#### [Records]

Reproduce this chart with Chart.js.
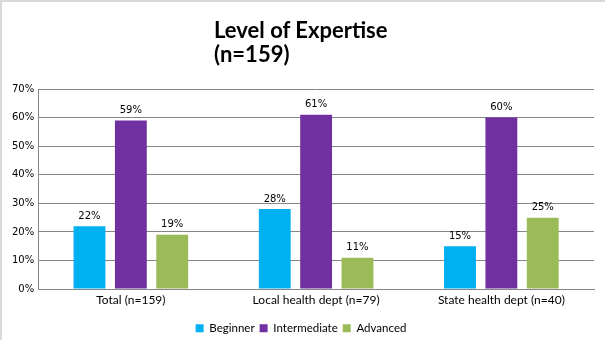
<!DOCTYPE html>
<html>
<head>
<meta charset="utf-8">
<script src="https://cdn.jsdelivr.net/npm/chart.js@4"></script>
<style>
  html, body { margin: 0; padding: 0; background: #fff; }
  #wrap {
    position: relative;
    width: 605px;
    height: 340px;
    box-sizing: border-box;
    border-top: 2px solid #d9d9d9;
    border-left: 2px solid #d9d9d9;
  }
  #title {
    position: absolute;
    left: 212px;
    top: 16px;
    font-family: Lato, sans-serif;
    font-weight: bold;
    font-size: 22px;
    line-height: 24px;
    color: #000;
  }
  canvas { position: absolute; left: 0; top: 0; }
</style>
</head>
<body>
<div id="wrap">
  <canvas id="chart" width="603" height="338"></canvas>
  <div id="title">Level of Expertise<br>(n=159)</div>
</div>
<script>
'use strict';

const categories = ['Total (n=159)', 'Local health dept (n=79)', 'State health dept (n=40)'];
const beginner = [22, 28, 15];
const intermediate = [59, 61, 60];
const advanced = [19, 11, 25];
const tickValues = [0, 10, 20, 30, 40, 50, 60, 70];

const colors = {
    beginner: '#00B0F0',
    intermediate: '#7030A0',
    advanced: '#9BBB59',
    grid: '#868686',
    text: '#000000',
};

// draws the percentage above each bar
const valueLabels = {
    id: 'valueLabels',
    afterDatasetsDraw(chart) {
        const ctx = chart.ctx;
        ctx.save();
        ctx.font = '10px "DejaVu Sans", sans-serif';
        ctx.fillStyle = colors.text;
        ctx.textAlign = 'center';
        ctx.textBaseline = 'bottom';
        chart.data.datasets.forEach((ds, i) => {
            chart.getDatasetMeta(i).data.forEach((bar, j) => {
                ctx.fillText(ds.data[j] + '%', bar.x, bar.y - 5);
            });
        });
        ctx.restore();
    }
};

new Chart(document.getElementById('chart'), {
    type: 'bar',
    data: {
        labels: categories,
        datasets: [
            { label: 'Beginner', data: beginner, backgroundColor: colors.beginner },
            { label: 'Intermediate', data: intermediate, backgroundColor: colors.intermediate },
            { label: 'Advanced', data: advanced, backgroundColor: colors.advanced },
        ]
    },
    options: {
        responsive: false,
        animation: false,
        categoryPercentage: 0.67,
        barPercentage: 0.77,
        layout: { padding: { top: 87, right: 11, left: 6, bottom: -4 } },
        plugins: {
            legend: {
                position: 'bottom',
                labels: {
                    boxWidth: 8,
                    boxHeight: 8,
                    padding: 5,
                    color: colors.text,
                    font: { family: 'Lato', size: 11.5 },
                }
            },
            tooltip: { enabled: false },
        },
        scales: {
            x: {
                grid: { display: false, drawTicks: false },
                border: { color: colors.grid },
                ticks: {
                    color: colors.text,
                    padding: 4,
                    font: { family: 'Lato', size: 12 },
                    maxRotation: 0,
                },
                afterFit: axis => { axis.height += 6; }
            },
            y: {
                min: 0,
                max: 70,
                afterBuildTicks: axis => { axis.ticks = tickValues.map(v => ({ value: v })); },
                grid: { color: colors.grid, drawTicks: false },
                border: { color: colors.grid },
                ticks: {
                    color: colors.text,
                    padding: 4,
                    font: { family: 'DejaVu Sans', size: 10 },
                    callback: v => v + '%',
                }
            }
        }
    },
    plugins: [valueLabels]
});
</script>
</body>
</html>
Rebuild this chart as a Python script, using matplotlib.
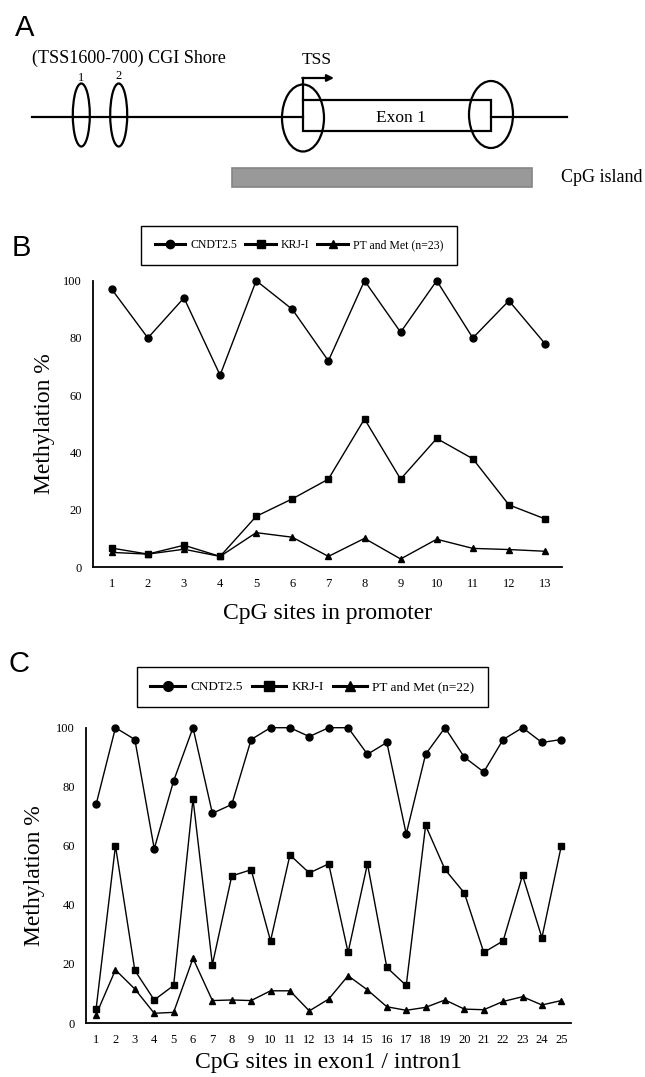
import matplotlib
matplotlib.use("Agg")
import matplotlib.pyplot as plt
from matplotlib.patches import Ellipse, Rectangle

# ---------------- data ----------------
sites_b = list(range(1, 14))
cndt_b = [97, 80, 94, 67, 100, 90, 72, 100, 82, 100, 80, 93, 78]
krj_b = [6.6, 4.5, 7.6, 3.7, 17.7, 23.8, 30.7, 51.7, 30.7, 44.9, 37.8, 21.7, 16.8]
pt_b = [5.1, 4.5, 6.2, 3.7, 12.0, 10.4, 3.7, 10.0, 2.8, 9.7, 6.5, 6.1, 5.5]

sites_c = list(range(1, 26))
cndt_c = [74, 100, 96, 59, 82, 100, 71, 74, 96, 100, 100, 97, 100, 100, 91, 95,
          64, 91, 100, 90, 85, 96, 100, 95, 96]
krj_c = [4.7, 60, 17.8, 7.8, 12.7, 75.9, 19.8, 49.8, 51.9, 27.8, 56.9, 50.8, 53.9,
         23.9, 53.9, 18.8, 12.7, 66.9, 52, 44, 23.9, 27.8, 50, 28.9, 60]
pt_c = [2.8, 18, 11.5, 3.3, 3.6, 21.9, 7.6, 7.8, 7.6, 10.9, 10.9, 4.1, 8.1, 16,
        11.2, 5.5, 4.3, 5.3, 7.8, 4.7, 4.5, 7.3, 8.9, 6.1, 7.6]

yticks = [0, 20, 40, 60, 80, 100]
series_names_b = ["CNDT2.5", "KRJ-I", "PT and Met (n=23)"]
series_names_c = ["CNDT2.5", "KRJ-I", "PT and Met (n=22)"]
markers = ["o", "s", "^"]

W, H = 645, 1077
fig = plt.figure(figsize=(W / 100, H / 100), dpi=100)
serif = "Liberation Serif"
sans = "Liberation Sans"

# overlay axes in pixel coordinates for panel A and panel letters
ov = fig.add_axes([0, 0, 1, 1])
ov.set_xlim(0, W)
ov.set_ylim(H, 0)
ov.axis("off")

for letter, (x, y) in {"A": (25, 28), "B": (21, 248), "C": (19, 664)}.items():
    ov.text(x, y, letter, fontsize=21, family=sans, ha="center", va="center")

# ---- Panel A diagram ----
lw = 1.6
ov.plot([32, 303], [117.3, 117.3], color="black", lw=lw)
ov.plot([491, 567], [117.3, 117.3], color="black", lw=lw)
ov.add_patch(Rectangle((303, 100), 188, 30.7, fill=False, ec="black", lw=lw))
ov.text(401, 117.5, "Exon 1", fontsize=12.5, family=serif, ha="center", va="center")
for cx, cy, lab in [(81.3, 78, "1"), (118.7, 76, "2")]:
    ov.add_patch(Ellipse((cx, 115), 17, 63, fill=False, ec="black", lw=lw))
    ov.text(cx, cy, lab, fontsize=9, family=serif, ha="center", va="center")
ov.add_patch(Ellipse((303, 118), 42, 67, fill=False, ec="black", lw=lw))
ov.add_patch(Ellipse((491, 114.5), 44, 67, fill=False, ec="black", lw=lw))
ov.text(32, 58, "(TSS1600-700) CGI Shore", fontsize=13, family=serif,
        ha="left", va="center")
ov.text(317, 60, "TSS", fontsize=12.5, family=serif, ha="center", va="center")
ov.plot([303, 303], [100, 78], color="black", lw=lw)
ov.annotate("", xy=(334, 78), xytext=(302.3, 78),
            arrowprops=dict(arrowstyle="-|>", color="black", lw=lw,
                            mutation_scale=10, shrinkA=0, shrinkB=0))
ov.add_patch(Rectangle((232, 168), 300, 19, fc="#999999", ec="#858585", lw=1.2))
ov.text(561, 177.5, "CpG island", fontsize=13, family=serif, ha="left", va="center")


def make_axes(l, r, t, b):
    return fig.add_axes([l / W, 1 - b / H, (r - l) / W, (b - t) / H])


def style_axes(ax, sites, xlim):
    ax.set_ylim(0, 100)
    ax.set_xlim(*xlim)
    ax.set_xticks(sites)
    ax.set_xticklabels([str(s) for s in sites], family=serif, fontsize=9)
    ax.set_yticks(yticks)
    ax.set_yticklabels([str(v) for v in yticks], family=serif, fontsize=9)
    ax.tick_params(length=0, pad=8)
    for s in ["top", "right"]:
        ax.spines[s].set_visible(False)
    for s in ["left", "bottom"]:
        ax.spines[s].set_linewidth(1.3)
    ax.patch.set_alpha(0)


def draw_panel(ax, sites, data, names, ms):
    handles = []
    for vals, m, nm in zip(data, markers, names):
        h, = ax.plot(sites, vals, color="black", lw=1.0, marker=m, ms=ms,
                     label=nm, clip_on=False)
        handles.append(h)
    return handles


def make_legend(handles, names, cx, cy, size, pad, msz):
    leg = fig.legend(handles=handles, labels=names, loc="center",
                     bbox_to_anchor=(cx / W, 1 - cy / H), ncol=3,
                     prop={"family": serif, "size": size}, frameon=True,
                     fancybox=False, edgecolor="black", framealpha=1,
                     handlelength=2.6, columnspacing=0.7, handletextpad=0.4,
                     borderpad=pad, borderaxespad=0)
    leg.get_frame().set_linewidth(1.0)
    for ln in leg.get_lines():
        ln.set_linewidth(2.2)
        ln.set_markersize(msz)
    return leg


# ---- Panel B ----
axB = make_axes(93, 562, 280.7, 567)
style_axes(axB, sites_b, (0.48, 13.47))
hB = draw_panel(axB, sites_b, [cndt_b, krj_b, pt_b], series_names_b, 5)
axB.set_ylabel("Methylation %", family=serif, fontsize=17, labelpad=6)
axB.set_xlabel("CpG sites in promoter", family=serif, fontsize=17, labelpad=9)
make_legend(hB, series_names_b, 299, 245.5, 8.5, 1.15, 6)

# ---- Panel C ----
axC = make_axes(86, 571, 727.7, 1023)
style_axes(axC, sites_c, (0.48, 25.5))
hC = draw_panel(axC, sites_c, [cndt_c, krj_c, pt_c], series_names_c, 5)
axC.set_ylabel("Methylation %", family=serif, fontsize=17, labelpad=8)
axC.set_xlabel("CpG sites in exon1 / intron1", family=serif, fontsize=17, labelpad=4)
make_legend(hC, series_names_c, 312.5, 687, 9.5, 1.05, 7)

fig.savefig("out.png", dpi=100)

#### [Your objective]
Copy every line that contains the string "matplotlib".

#### [Response to the task]
Rebuild this chart as a Python script, using matplotlib.
import matplotlib
matplotlib.use("Agg")
import matplotlib.pyplot as plt
from matplotlib.patches import Ellipse, Rectangle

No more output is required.